SPATIOTEMPORAL EVOLUTION OF BRITTLE FAULT ACTIVITY BASED ON STRAIN ANALYSIS AND IN SITU U-PB AGES OF SYNTECTONIC TWINNED CALCITE

Direct dating of brittle fault activity and inferring the associated strain directions are of fundamental importance to structural and tectonic reconstructions. One approach to address these issues is by constraining the ages of syntectonic calcites in fault zones and obtaining strain directions from them. We present a novel methodology consisting of micro-scale strain analysis (obtaining strain directions from mechanical twins in syntectonic calcite), precise U-Pb dating of the same calcite precipitates, meso-scale analyses (e.g., strain inversion from fault kinematics) and integration of the results.

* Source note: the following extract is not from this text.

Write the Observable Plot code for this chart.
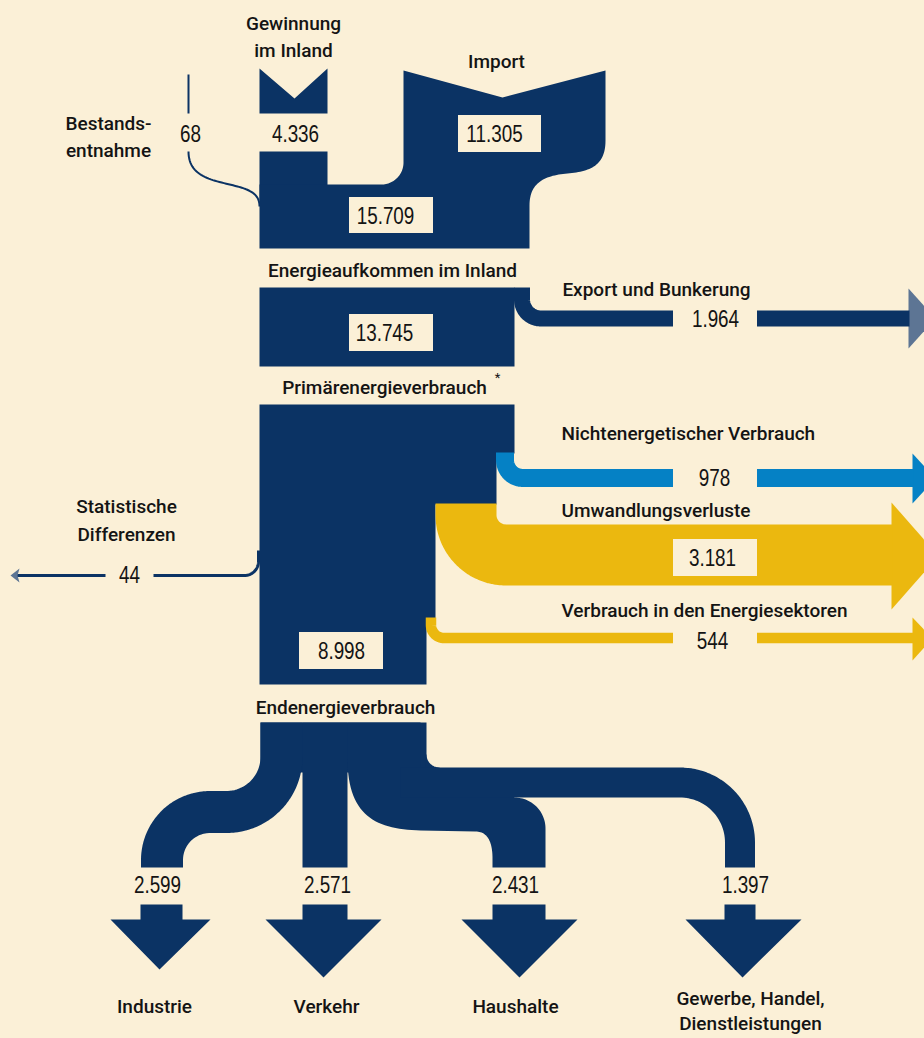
<!DOCTYPE html>
<html><head><meta charset="utf-8">
<script src="https://cdn.jsdelivr.net/npm/d3@7"></script>
<script src="https://cdn.jsdelivr.net/npm/@observablehq/plot@0.6"></script>
<style>html,body{margin:0;padding:0;background:#fbf0d7;overflow:hidden}</style>
</head><body><div id="chart"></div>
<script>
// ---------------- data ----------------
const sourceLabels = ["Bestands-\nentnahme", "Gewinnung\nim Inland", "Import"];
const sourceValues = [68, 4336, 11305];
const stageLabels = ["Energieaufkommen im Inland", "Primärenergieverbrauch", "Endenergieverbrauch"];
const stageValues = [15709, 13745, 8998];
const outflowLabels = ["Export und Bunkerung", "Nichtenergetischer Verbrauch", "Umwandlungsverluste", "Verbrauch in den Energiesektoren", "Statistische\nDifferenzen"];
const outflowValues = [1964, 978, 3181, 544, 44];
const sectorLabels = ["Industrie", "Verkehr", "Haushalte", "Gewerbe, Handel,\nDienstleistungen"];
const sectorValues = [2599, 2571, 2431, 1397];

// ---------------- style ----------------
const C = {bg: "#fbf0d7", navy: "#0b3364", blue: "#0581c5", yellow: "#ebb80f", grey: "#5d7594", ink: "#141414"};
const labelFont = "Roboto, 'Open Sans', sans-serif";
const numFont = "'Liberation Sans', Arial, sans-serif";
const fmt = d3.formatLocale({decimal: ",", thousands: ".", grouping: [3], currency: ["", ""]}).format(",d");

// ---------------- geometry helpers (layout, not data) ----------------
function path() {
  const pts = [];
  const api = {
    M(x, y) { pts.push([x, y]); return api; },
    L(x, y) { pts.push([x, y]); return api; },
    C(x1, y1, x2, y2, x, y) {
      const [x0, y0] = pts[pts.length - 1];
      for (let i = 1; i <= 30; i++) {
        const t = i / 30, m = 1 - t;
        pts.push([m*m*m*x0 + 3*m*m*t*x1 + 3*m*t*t*x2 + t*t*t*x, m*m*m*y0 + 3*m*m*t*y1 + 3*m*t*t*y2 + t*t*t*y]);
      }
      return api;
    },
    A(cx, cy, r, a0, a1) {
      for (let i = 0; i <= 30; i++) {
        const a = (a0 + (a1 - a0) * i / 30) * Math.PI / 180;
        pts.push([cx + r * Math.cos(a), cy + r * Math.sin(a)]);
      }
      return api;
    },
    pts
  };
  return api;
}
// rounded orthogonal polyline (centre line of a band)
function rounded(points, radii) {
  const out = [points[0]];
  for (let i = 1; i < points.length - 1; i++) {
    const [px, py] = points[i], r = radii[i - 1];
    const [ax, ay] = points[i - 1], [bx, by] = points[i + 1];
    let d1 = [px - ax, py - ay], d2 = [bx - px, by - py];
    const l1 = Math.hypot(...d1), l2 = Math.hypot(...d2);
    d1 = [d1[0] / l1, d1[1] / l1]; d2 = [d2[0] / l2, d2[1] / l2];
    const cx = px - d1[0] * r + d2[0] * r, cy = py - d1[1] * r + d2[1] * r;
    for (let k = 0; k <= 30; k++) {
      const th = (k / 30) * Math.PI / 2, c = Math.cos(th), s = Math.sin(th);
      out.push([cx - d2[0] * r * c + d1[0] * r * s, cy - d2[1] * r * c + d1[1] * r * s]);
    }
  }
  out.push(points[points.length - 1]);
  return out;
}
const rectPts = (x1, y1, x2, y2) => [[x1, y1], [x2, y1], [x2, y2], [x1, y2]];

// ---------------- layout ----------------
const fills = [];   // {pts, fill}
const bands = [];   // {pts, color, width}
const thin = [];    // {pts, color, width}

// sources
fills.push({fill: C.navy, pts: path().M(259, 68).L(294, 98).L(327, 68).L(327, 113).L(259, 113).pts});
fills.push({fill: C.navy, pts: rectPts(259, 151, 327, 200)});
fills.push({fill: C.navy, pts: path().M(403, 70).L(502, 97).L(605, 70).L(605, 140)
  .C(605, 165, 590, 171, 567, 173).C(544, 175, 529, 182, 529, 205)
  .L(529, 248).L(259, 248).L(259, 184).L(381, 184).A(381, 162, 22, 90, 0).L(403, 70).pts});
thin.push({color: C.navy, width: 2, pts: [[188, 74], [188, 113]]});
thin.push({color: C.navy, width: 2, pts: path().M(188, 151).C(188, 178, 215, 180, 237, 186).C(252, 190, 259, 195, 259, 206).pts});

// Energieaufkommen -> Primärenergieverbrauch
fills.push({fill: C.navy, pts: rectPts(259, 287, 514, 366)});
bands.push({color: C.navy, width: 16, pts: rounded([[521.5, 287], [521.5, 318], [909, 318]], [19])});
fills.push({fill: C.grey, pts: [[908, 288], [935, 318], [908, 348]]});

// Primärenergieverbrauch block
fills.push({fill: C.navy, pts: [[259, 404], [514, 404], [514, 453], [496, 453], [496, 504], [435, 504], [435, 618], [426, 618], [426, 684], [259, 684]]});
bands.push({color: C.blue, width: 18, pts: rounded([[504.5, 452], [504.5, 477.5], [913, 477.5]], [18])});
fills.push({fill: C.blue, pts: [[912, 453], [935, 478], [912, 503]]});
bands.push({color: C.yellow, width: 61, pts: rounded([[465.5, 503], [465.5, 554.5], [892, 554.5]], [40])});
fills.push({fill: C.yellow, pts: [[891, 502], [938, 555.5], [891, 609]]});
bands.push({color: C.yellow, width: 10.5, pts: rounded([[430.5, 617], [430.5, 637.5], [913, 637.5]], [13])});
fills.push({fill: C.yellow, pts: [[912, 617], [932, 638], [912, 660]]});
thin.push({color: C.navy, width: 3, pts: rounded([[258, 550], [258, 575], [153, 575]], [14])});
thin.push({color: C.navy, width: 3, pts: [[105, 575], [16, 575]]});
fills.push({fill: C.grey, pts: [[10, 575], [19, 568], [17, 575], [19, 582]]});

// Endenergieverbrauch split
fills.push({fill: C.navy, pts: rectPts(260, 722, 426, 772)});
bands.push({color: C.navy, width: 42, pts: rounded([[281, 722], [281, 811.5], [161.5, 811.5], [161.5, 867]], [55, 48])});
fills.push({fill: C.navy, pts: rectPts(302, 722, 347, 867)});
fills.push({fill: C.navy, pts: path().M(347, 722).L(347, 758).C(347, 815, 375, 829, 420, 830).L(475, 831)
  .C(489, 831, 492, 845, 492, 858).L(492, 867).L(545, 867).L(545, 828).A(514, 828, 31, 0, -90)
  .L(505, 785).L(420, 785).L(420, 722).pts});
bands.push({color: C.navy, width: 30, pts: rounded([[400, 782], [739.5, 782], [739.5, 867]], [60])});
fills.push({fill: C.navy, pts: path().M(425, 754).A(439, 754, 13, 180, 90).L(439, 775).L(425, 775).pts});

// sector arrows: [stem x1, stem x2, head x1, head x2, tip x, tip y]
const arrowLayout = [[140, 182, 110, 210, 159, 969], [302, 347, 265, 381, 323, 977], [492, 545, 461, 577, 519, 977], [724, 755, 685, 801, 742, 977]];
arrowLayout.forEach(([s1, s2, h1, h2, tx, ty]) => {
  fills.push({fill: C.navy, pts: [[s1, 904], [s2, 904], [s2, 919], [h2, 919], [tx, ty], [h1, 919], [s1, 919]]});
});

// label gaps / boxes (background colour)
const boxes = [
  {x1: 673, x2: 757, y1: 305, y2: 332},
  {x1: 673, x2: 757, y1: 465, y2: 491},
  {x1: 673, x2: 757, y1: 628, y2: 648},
  {x1: 458, x2: 541, y1: 115, y2: 152},
  {x1: 349, x2: 433, y1: 197, y2: 233},
  {x1: 349, x2: 433, y1: 314, y2: 351},
  {x1: 299, x2: 383, y1: 632, y2: 669},
  {x1: 673, x2: 757, y1: 539, y2: 576}
];

// texts
const numbers = [
  {v: sourceValues[0], x: 190, y: 134}, {v: sourceValues[1], x: 295, y: 134}, {v: sourceValues[2], x: 494, y: 134},
  {v: stageValues[0], x: 385, y: 216}, {v: stageValues[1], x: 384, y: 333}, {v: stageValues[2], x: 341, y: 651},
  {v: outflowValues[0], x: 715, y: 319}, {v: outflowValues[1], x: 714, y: 478}, {v: outflowValues[2], x: 712, y: 558},
  {v: outflowValues[3], x: 712, y: 641}, {v: outflowValues[4], x: 129, y: 575},
  ...sectorValues.map((v, i) => ({v, x: [157, 327, 515, 745][i], y: 885}))
];
const labelsMid = [
  {t: sourceLabels[0], x: 108, y: 134}, {t: sourceLabels[1], x: 293, y: 34}, {t: sourceLabels[2], x: 496, y: 59},
  {t: stageLabels[0], x: 392, y: 268}, {t: stageLabels[1], x: 384, y: 385}, {t: stageLabels[2], x: 345, y: 705},
  {t: outflowLabels[0], x: 656, y: 287}, {t: outflowLabels[4], x: 126, y: 517.5},
  {t: sectorLabels[0], x: 154, y: 1004}, {t: sectorLabels[1], x: 326, y: 1004}, {t: sectorLabels[2], x: 515, y: 1004}
];
const labelsTight = [{t: sectorLabels[3], x: 750, y: 1009}];
const labelsStart = [
  {t: outflowLabels[1], x: 561, y: 433}, {t: outflowLabels[2], x: 561, y: 510}, {t: outflowLabels[3], x: 561, y: 610}
];

const X = d => d[0], Y = d => d[1];
const chart = Plot.plot({
  width: 924, height: 1038, margin: 0,
  x: {domain: [0, 924], range: [0, 924], axis: null},
  y: {domain: [0, 1038], range: [0, 1038], axis: null},
  style: {background: C.bg},
  marks: [
    ...thin.map(s => Plot.line(s.pts, {x: X, y: Y, stroke: s.color, strokeWidth: s.width, strokeLinecap: "butt", strokeLinejoin: "round"})),
    ...fills.map(s => Plot.line(s.pts, {x: X, y: Y, fill: s.fill, stroke: "none", curve: "linear-closed"})),
    ...bands.map(s => Plot.line(s.pts, {x: X, y: Y, stroke: s.color, strokeWidth: s.width, strokeLinecap: "butt", strokeLinejoin: "round"})),
    Plot.rect(boxes, {x1: "x1", x2: "x2", y1: "y1", y2: "y2", fill: C.bg}),
    Plot.text(numbers, {x: "x", y: "y", text: d => fmt(d.v), fontFamily: numFont, fontSize: 23, fill: C.ink}),
    Plot.text(labelsMid, {x: "x", y: "y", text: "t", fontFamily: labelFont, fontWeight: 500, fontSize: 19, lineHeight: 1.45, fill: C.ink}),
    Plot.text(labelsTight, {x: "x", y: "y", text: "t", fontFamily: labelFont, fontWeight: 500, fontSize: 19, lineHeight: 1.3, fill: C.ink}),
    Plot.text(labelsStart, {x: "x", y: "y", text: "t", textAnchor: "start", fontFamily: labelFont, fontWeight: 500, fontSize: 19, fill: C.ink}),
    Plot.text(["*"], {x: () => 497, y: () => 377, text: d => d, fontFamily: labelFont, fontSize: 13, fill: C.ink})
  ]
});
document.getElementById("chart").appendChild(chart);
// condense the number glyphs like the original's narrow figures
chart.querySelectorAll("text").forEach(t => {
  if (/^[\d.]+$/.test(t.textContent)) {
    const w = t.getComputedTextLength();
    if (w > 0) { t.setAttribute("textLength", (w * 0.82).toFixed(1)); t.setAttribute("lengthAdjust", "spacingAndGlyphs"); }
  }
});
</script>
</body></html>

We utilize the latest advances in Laser Ablation techniques (LA) combined with multi-collector inductively coupled plasma mass spectrometry MC-ICPMS to analyze calcite material without chemical separation (in situ). The use of U-Pb dating system allows to constrain early phases of brittle fault activity (>1 Ma). This methodology has been applied to study the tectonic activity of the Dead Sea Fault (DSF), the active plate boundary between the Arabian and African plates. We mainly focus on (1) defining the initiation, localization and propagation of the DSF over time; (2) quantifying variations in the strain field within fault zones and around fault strands; and (3) estimating the amount of “weakness” of the DSF based on the alignment (or misalignment) of the maximum shortening direction with respect to the strike of the studied faults The results indicate that left-lateral motion commenced by 20 Ma along several sub-parallel faults within a ~8 km wide deformation zone in southern Israel. Lateral motion most likely propagated northward and by 15 Ma a ~N-S plate boundary was well-developed. Calcite strain analyses indicate the primary DSF-related strain field with a NNW direction of maximum horizontal shortening and a secondary direction oriented N-S. The two directions may represent the distal DSF-related strain field (NNW-SSE) and the local 'weak' subparallel direction (N-S) that prevailed during the early stages of DSF evolution. We conclude that age-constraint strain analyses are an important aspect in assessing the activity along the DSF, and argue that a similar methodological approach could potentially shed light on the spatiotemporal evolution of activity in other brittle fault zones.